Personally, I am longing for an end to this current situation, although work has not stopped through virtual meetings, nothing is better than field diplomatic work. We are developing our strategy for post-Corona. We will work to hold the 13th session of the Tunisian-Indian Joint Commission in Tunisia, we want this session to be another milestone in our bilateral relationship.
We will also work to intensify field visits to Indian companies in various parts of India to learn more about their capabilities and discuss ways of cooperation with Tunisian companies, in addition to visiting states to discover decentralized cooperation opportunities and to develop bilateral cooperation agreements with the Tunisian governorates.
Regarding cultural cooperation, we want to bring as many Tunisian music groups as possible, to perform concerts in India and showcase the Tunisian cultural heritage. We will also work to enhance communication with Indian film producers to familiarize them with the huge possibilities offered by Tunisia to cinematic production.
In your opinion, what fields have been most successful in terms of cooperation between our two friendly nations? What fields, you think, have more prospects for our future cooperation?
We have done a good job at the level of cooperation on chemical fertilizers and phosphate through the Tunisia-India Fertilizer SA (TIFERT) which is a joint venture company, worth US$450 million with a capacity to produce 360,000 tonnes of phosphoric acid per annum, which was made operational in 2013.
Regarding the areas in which the level of cooperation between Tunisia and India could be developed is the field of technology and digitization due to the capacities available in both countries, Tunisia is among the first countries in the world in terms of the number of students graduating in the fields of technology and communication, and India has a pioneering experience in Technological fields and digitization, we want to develop cooperation in this field, and I believe that the first step has been done through the MoU for setting up of an “India – Tunisia centre for innovation in ICT in Tunis” which was signed on the occasion of the visit of H.E. Mr.
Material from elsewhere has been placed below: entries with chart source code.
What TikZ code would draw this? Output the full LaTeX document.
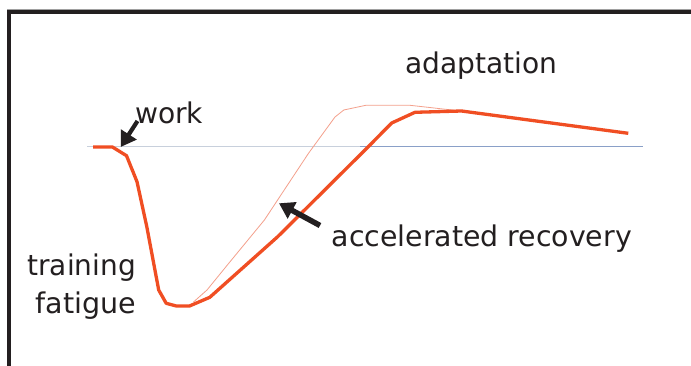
\documentclass[tikz,border=0pt]{standalone}
\usepackage{fontspec}
\usepackage{graphicx}
\setmainfont{DejaVu Sans Condensed}
\usetikzlibrary{arrows.meta}
\definecolor{inkdark}{HTML}{231F20}
\definecolor{curvered}{HTML}{F04E23}
\definecolor{ghostred}{HTML}{F4A08C}
\definecolor{baselight}{HTML}{C8D0DC}
\definecolor{basedark}{HTML}{8AA0C8}
\definecolor{rulegrey}{HTML}{A0A0A0}
% text stretched to a given width, natural height kept
\newcommand{\fitto}[2]{\resizebox{#1}{\height}{#2}}
\tikzset{
  label text/.style={anchor=base west, inner sep=0pt, text=inkdark,
    font=\fontsize{28.5}{32}\selectfont},
  response/.style={draw=curvered, line width=3.3pt, line join=round},
  faster/.style={draw=ghostred, line width=0.8pt, line join=round},
  pointer/.style={draw=inkdark, line width=#1,
    -{Triangle[length=15pt, width=18pt]}},
}
\begin{document}
\begin{tikzpicture}[x=1pt, y=-1pt]
  \useasboundingbox (0,0) rectangle (691,366);
  \fill[white] (0,0) rectangle (691,366);

  % frame
  \draw[rulegrey, line width=1pt] (7,9.4) -- (691,9.4);
  \draw[inkdark, line width=3.7pt, line join=miter] (691,12.2) -- (8.8,12.2) -- (8.8,366);

  % baseline
  \draw[baselight, line width=1pt] (87,147) -- (360,147);
  \draw[basedark, line width=1pt] (360,147) -- (643,147);

  % accelerated recovery curve
  \draw[faster] (193.5,302) -- (207,290) -- (229,263) -- (264.4,220) -- (308.5,153.3)
    -- (335,117) -- (343.8,110) -- (365.8,105.3) -- (409.9,105.3) -- (461,111);

  % normal response curve
  \draw[response] (93,147) -- (112.4,147) -- (126.5,155.7) -- (137,181.7) -- (146.8,226.7)
    -- (158.7,290) -- (166.2,303.3) -- (176.3,306) -- (189.5,306) -- (209.8,297.3)
    -- (277.7,236.7) -- (366.7,148.3) -- (391.7,123) -- (415,112.3) -- (461.5,111)
    -- (628.3,133.3);

  % labels
  \node[label text] (adapt) at (405,73.3) {\fitto{152pt}{adaptation}};
  \node[label text] (work) at (135,123.3) {\fitto{68pt}{work}};
  \node[label text] (accel) at (331.5,247) {\fitto{300pt}{accelerated recovery}};
  \node[label text] (train) at (27.3,275.5) {\fitto{108.4pt}{training}};
  \node[label text] (fatig) at (35.3,313.8) {\fitto{100.4pt}{fatigue}};

  % pointers
  \coordinate (worktail) at (137.5,121);
  \coordinate (worktip) at (120.7,147);
  \coordinate (acceltail) at (320,225.5);
  \coordinate (acceltip) at (279,203.3);
  \draw[pointer=4.2pt] (worktail) -- (worktip);
  \draw[pointer=5.5pt] (acceltail) -- (acceltip);
\end{tikzpicture}
\end{document}
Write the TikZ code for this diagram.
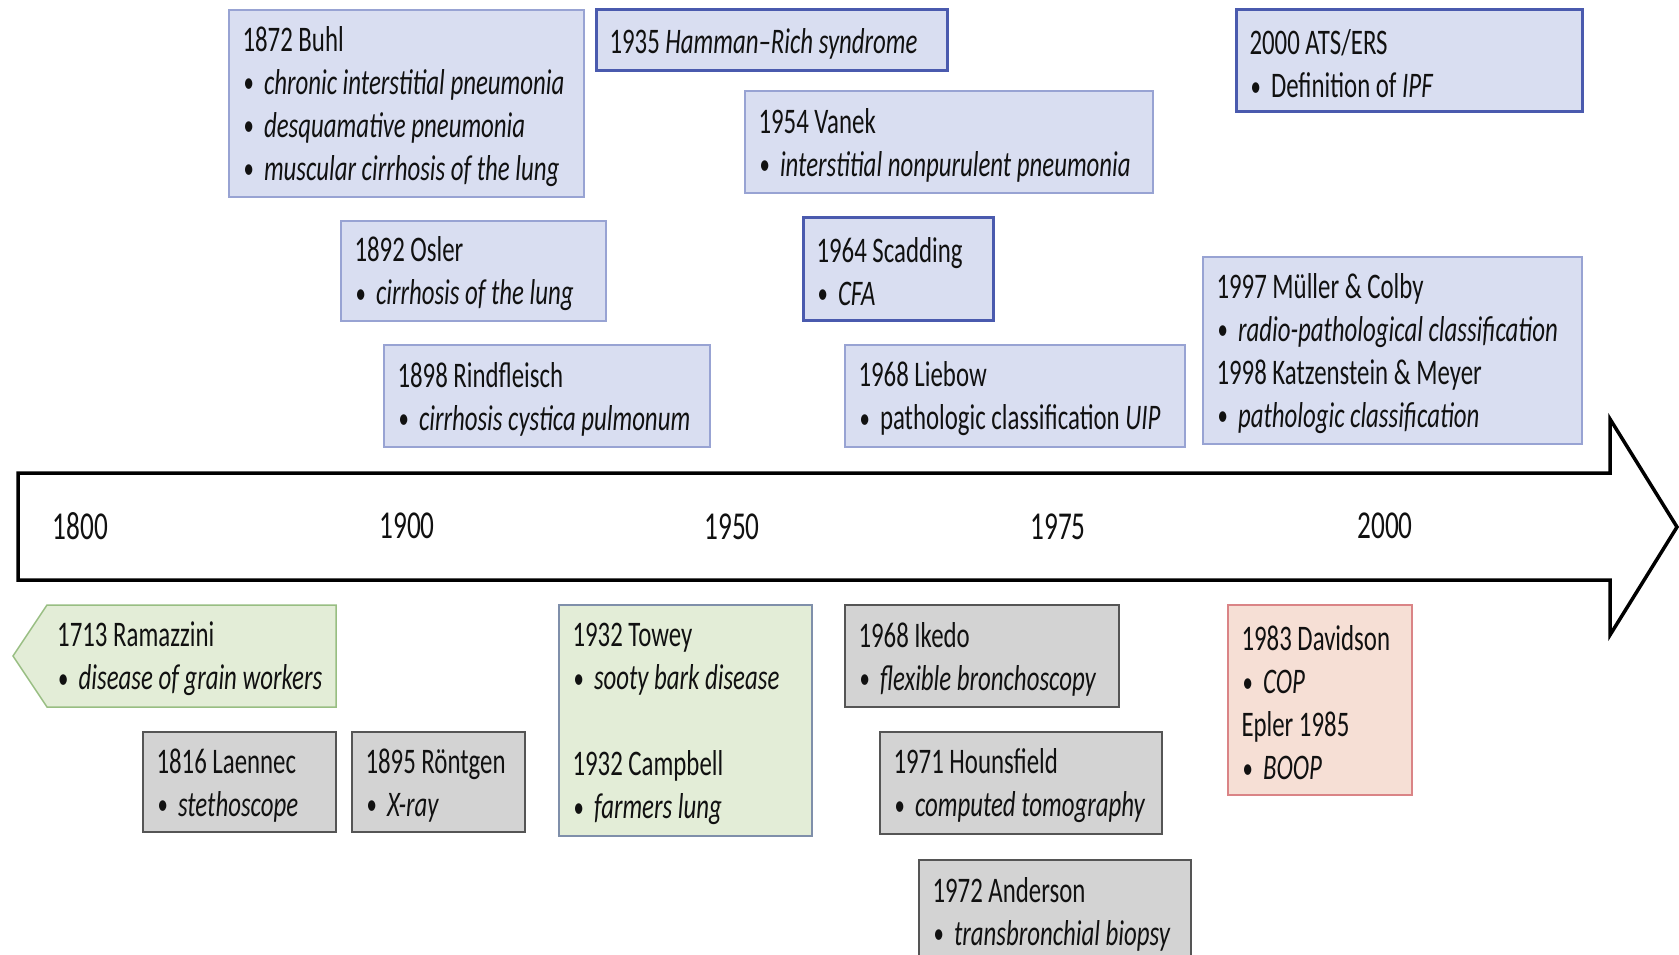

S.Jaishankar, Minister of Foreign Affairs to Tunisia in January 2020.
Tunisia enjoys an excellent reputation for its culture and welcomes a large number of tourists all year round. Can you tell us about the current exchange of cultural relations between Tunisia and India?
As you know, Tunisia has a very old civilization which dates back to Carthage, which in the prehistoric period was a regional power that faced Rome. Several civilizations succeeded in Tunisia that contributed to drawing a diverse cultural scene, and we are working on introducing this culture to the world and to India. Tunisia always participates with an important delegation that includes craftsmen as well as traditional musical bands in annual cultural festivals in India.
On another side, we organized on several occasions the Tunisian Culture Weeks and Tunisian film festivals in several Indian states, in addition to the participation of Tunisian films in cinematic competitions, the last of which was the reward ofthe Tunisian film entitled “my son” at the International Film Festival in Pune in January 2020.
On the level of bilateral agreements, we are working on setting up a program for cooperation and cultural exchange between Tunisia and India to facilitate the introduction of the cultures of the Tunisian and Indian peoples. I have a firm belief that the consolidation of relations between peoples is the most important mission of a diplomat and will therefore have an important reflection on the development of political and economic relations.
Lastly,I hope that the epidemic will be over soon in India and Tunisia, so we can get engaged in prospecting ways to further enhance our partnership and cooperationin promisingavenues and to be more inventive in addressing thechallenging issue.
On another note, I’m so proud to represent my country in this great nation. It’s a sheer human experience ahead.